Economists and business writers tread a fine line between staying true to the data and the reality of the experience suffered (or enjoyed) by individuals.
There is a risk of coming across cold and robotic.
Take the Mycoplasma bovis outbreak.
I felt a little cold hearted this week pointing out the scale of the cattle cull is not statistically large.
The New Zealand farming industry killed 4.2 million cattle last year, it killed 4.8 million in 2015.
The cull of about 150,000 across two years is well inside normal annual fluctuations.
It won't present any significant issues for the meat processing industry.
We won't see apocalyptic-looking funeral pyres burning across the countryside as was the case in the British Foot and Mouth disease outbreak of 2001.
We might see some impact on total dairy production but, economists point out, supply constraints in New Zealand typically push global prices up – offsetting the loss.
Yet some farmers may lose their entire herds. Some may never recover.
This will be devastating for those concerned and have serious flow-on effects through their communities unless compensation and support are managed extremely well.
At the official press conference on Monday, led by the PM and Minister of Agriculture, Rural Women president Fiona Gower warned of the risks of increased family violence and suicide.
This is serious stuff.
But the macro-economic impact on whole country is marginal. Economists are taking a watching brief but none has revised forecasts for GDP growth, unemployment or Reserve Bank interest rate moves.
They are keeping the issue in context and it is important we all do the same.
I prefaced my news commentary with the line: "Not to diminish the serious impact on individual farmers..."
It was a genuine comment but I fear it sounded glib and it did seem to upset some people.
It's true that the rest of my words were clearly written to diminish something.
My target was the shock and horror coming from breathless townies - in social media, letters to the editor and in some of the news coverage.
It strikes me that most of the farming community and agricultural industry has approached the M. bovis issue in an pretty matter of fact and realistic way.
I'd be a breathless townie too if I hadn't spent three years being perpetually gob-smacked as primary industries editor when I first started at the Herald.
The scale of the New Zealand farming industry is staggering and it is still largely unrecognised or misunderstood by the bulk of New Zealand's increasingly urban population.
It is easy to forget how much our economy relies on it and how vulnerable that makes us.
New Zealand exported about $53 billion worth of stuff to the world last year. About $32b worth of that stuff was food and beverages.
Throw in trees and primary industries account for $40b - or 75 per cent - of what we export.
I'm a big champion of the tech sector because we need to diversify - but we also need to be realistic.
Most of the recessions New Zealand has faced in the past decades have been caused by issues relating to agricultural exports - either drought or sharp falls in international commodity prices.
That's why all governments - including this left leaning, mildly Green coalition - give the industry special treatment that can sometimes seem unfair.
It's also why the reporting of biosecurity issues is an issue of national importance.
Painting an overly negative picture risks making the outcome even worse.

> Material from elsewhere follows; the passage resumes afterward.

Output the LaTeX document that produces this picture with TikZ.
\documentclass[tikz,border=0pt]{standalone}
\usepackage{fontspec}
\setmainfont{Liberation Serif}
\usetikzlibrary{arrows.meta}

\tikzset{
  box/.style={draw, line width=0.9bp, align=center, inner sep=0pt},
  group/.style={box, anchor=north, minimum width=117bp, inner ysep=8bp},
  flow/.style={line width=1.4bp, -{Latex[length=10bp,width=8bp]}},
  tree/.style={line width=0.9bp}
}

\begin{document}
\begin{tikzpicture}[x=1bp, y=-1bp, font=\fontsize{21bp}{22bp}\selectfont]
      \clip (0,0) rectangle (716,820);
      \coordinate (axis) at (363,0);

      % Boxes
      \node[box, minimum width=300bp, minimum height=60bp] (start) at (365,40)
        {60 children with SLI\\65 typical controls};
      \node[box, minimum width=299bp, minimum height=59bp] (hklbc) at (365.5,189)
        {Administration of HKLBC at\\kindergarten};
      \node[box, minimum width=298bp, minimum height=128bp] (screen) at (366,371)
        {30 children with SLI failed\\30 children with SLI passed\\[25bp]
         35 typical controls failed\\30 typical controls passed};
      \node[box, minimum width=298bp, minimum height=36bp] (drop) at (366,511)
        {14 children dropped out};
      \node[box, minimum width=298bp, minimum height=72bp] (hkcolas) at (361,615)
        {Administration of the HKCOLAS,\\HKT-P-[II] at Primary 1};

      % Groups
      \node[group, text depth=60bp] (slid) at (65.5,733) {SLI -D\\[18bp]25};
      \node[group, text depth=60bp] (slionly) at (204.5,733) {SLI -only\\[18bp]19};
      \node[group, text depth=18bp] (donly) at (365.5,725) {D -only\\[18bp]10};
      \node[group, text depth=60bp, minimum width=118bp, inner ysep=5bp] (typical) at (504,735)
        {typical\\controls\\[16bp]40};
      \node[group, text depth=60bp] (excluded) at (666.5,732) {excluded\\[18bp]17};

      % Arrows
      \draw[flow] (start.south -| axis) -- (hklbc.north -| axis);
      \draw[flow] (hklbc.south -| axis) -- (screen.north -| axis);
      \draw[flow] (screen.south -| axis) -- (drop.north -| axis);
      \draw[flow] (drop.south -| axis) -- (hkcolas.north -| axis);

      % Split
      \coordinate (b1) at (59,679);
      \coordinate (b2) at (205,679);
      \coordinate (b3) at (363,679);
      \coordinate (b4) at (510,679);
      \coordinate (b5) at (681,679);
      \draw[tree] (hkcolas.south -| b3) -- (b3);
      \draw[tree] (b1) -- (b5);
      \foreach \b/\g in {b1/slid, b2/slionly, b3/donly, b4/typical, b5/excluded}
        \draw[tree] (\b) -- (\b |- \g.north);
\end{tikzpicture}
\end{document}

I've seen the Kiwi dollar plunge on false rumours of a Foot and Mouth outbreak.
Agricultural disease remains one of the triggers that global currency traders are most alert to when they think of New Zealand.
It was relief to watch the Kiwi dollar hold steady and even rise a bit as news of M. bovis eradication efforts broke on Monday.
It was evidence that the Government has handled the process well to this point.
But there are broader risks for New Zealand exporters. All our trading partners already live with M. bovis in their cattle herds. But consumers don't necessarily know that.
"New Zealand to cull 150,000 cattle after disease outbreak" doesn't sound like a great advert for our meat and dairy products.
But that's the headline that went out through British, European and Asian news agencies.
Our exporters will be fine at an official level – but officials don't determine consumer behaviour.
Then there is the risk that rural community concerns spill over unnecessarily into local consumer and business confidence.
Dairy prices are back at historically high levels, the terms of trade for all of our export commodities are strong.
There is the opportunity for a rural recovery to drive economic growth in the next couple of years as a cooler property market and capacity constraints slow urban growth.
This would be a positive rebalancing for the New Zealand economy - back towards the productive sector.
Detailed economic outlooks by the NZ Institute of Economic Research and the OECD last week presented upbeat forecasts for New Zealand, with GDP growth holding at three per cent.
If the agricultural sector can lead the way, we'll effectively be entering a fresh cycle of economic growth without having suffered the recessionary meltdown we've become accustomed to.
With that comes the opportunity to make the country better for all New Zealanders.
It seems like a pretty good reason to make sure we look after our farmers.